If we will open a file using “w” mode, mmap will cause ValueError.

#import module
import mmap

#define filepath
filepath="/home/aditya1117/askpython/sampleoutput.txt"

#create file object using open function call
file_object= open(filepath,mode="r+",encoding="utf8")
print("Initial data in the file is:")
print(file_object.read())

#create an mmap object using mmap function call
mmap_object= mmap.mmap(file_object.fileno(),length=0,access=mmap.ACCESS_WRITE,offset=0 )

#write something into file
text="Aditya is writing this text to file  "
mmap_object.write(bytes(text,encoding="utf8"))

# read data from file 
nfile_object= open(filepath,mode="r+",encoding="utf8")

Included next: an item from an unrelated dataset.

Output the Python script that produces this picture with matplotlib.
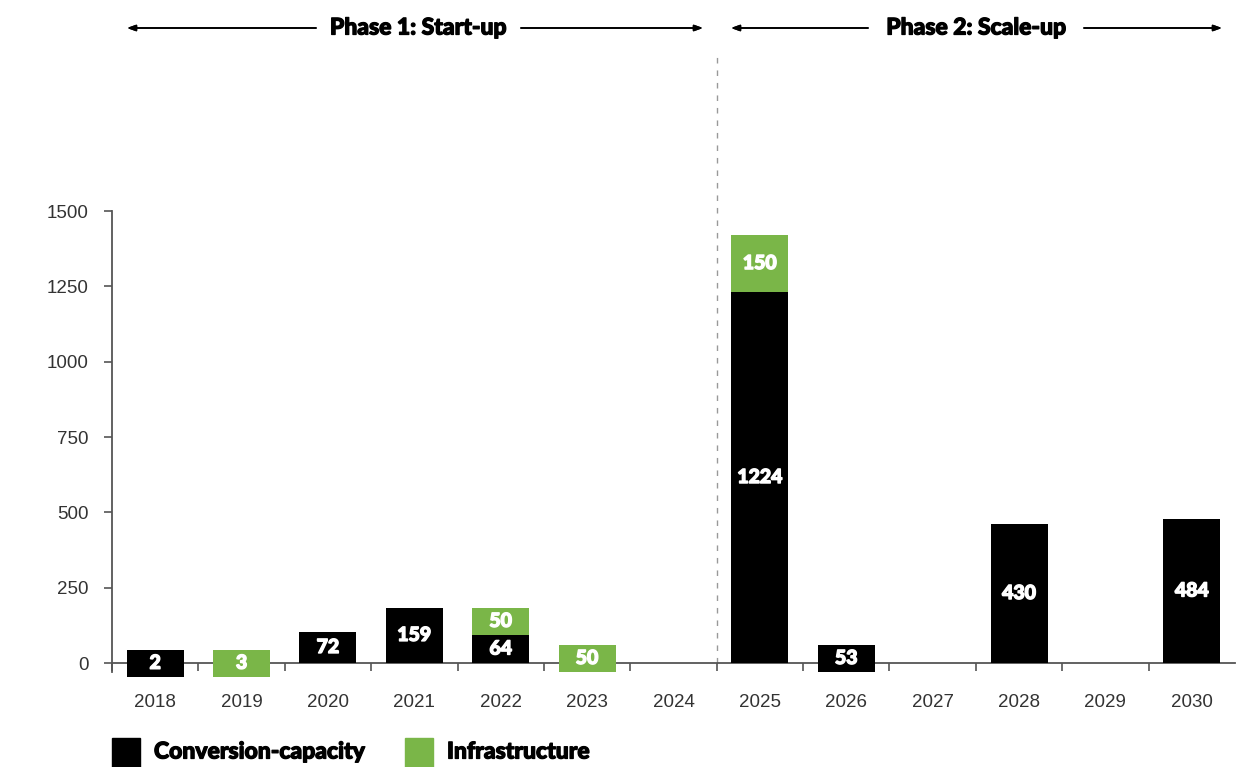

print("Modified data from file is:")
print(nfile_object.read())

Output:

Initial data in the file is:
This is a sample file for mmap tutorial in python.

Modified data from file is:
Aditya is writing this text to file  al in python.

An important point we have to keep in mind regarding the above example is that the input should be converted into bytes before writing to mmap.

Also, mmap starts writing data from the first address of the file and overwrites the initial data. If we have to save previous data, we can do so by specifying the appropriate offset in mmap function call.

How to access a certain portion of the file using mmap?

We can access a part of a file directly using mmap objects. mmap objects can be sliced as we use slicing on python lists.

mmap objects show the behavior of strings and many operations which are done on strings can be applied to mmap objects.

mmap objects can be sliced as we use slicing on Python lists. Suppose we want to read from the 10th to 99th character of the file. We can do so as shown in the following example.

#import module
import mmap

#define filepath
filepath="/home/aditya1117/askpython/sample.txt"

#create file object using open function call
file_object= open(filepath,mode="r",encoding="utf8")

#create an mmap object using mmap function call
mmap_object= mmap.mmap(file_object.fileno(),length=0,access=mmap.ACCESS_READ,offset=0 )
print("Complete data in byte format is:")
print(mmap_object.read())
print("Data from 9th to 97th character is:")
#print 10th to 99th character
print(mmap_object[9:98])

Output:

Complete data in byte format is:
b'We can access a part of file directly using mmap objects. mmap objects can be sliced as we use slicing on python lists.mmap objects show the behavior of strings and many operations which are done on strings can be applied to mmap objects.mmap objects can be sliced as we use lists in python. Suppose we want to read from the 10th to 99th character of the file. We can do so as shown in the following example.\n'
Data from 9th to 97th character is:
b'cess a part of file directly using mmap objects. mmap objects can be sliced as we use sli'

Why use mmap in Python?

Simple read/write operations make many system calls during execution which causes multiple copying of data in different buffers in the process.

Using mmap provides us a significant improvement in terms of performance because it skips those function calls and buffers operations especially in programs where extensive file I/O is required.

Conclusion

In this tutorial, first, we have seen what memory mapping is. Then we looked at memory management techniques. Then we saw how to use mmap in Python using various examples and also saw some technical aspects behind the function’s working. Happy Learning!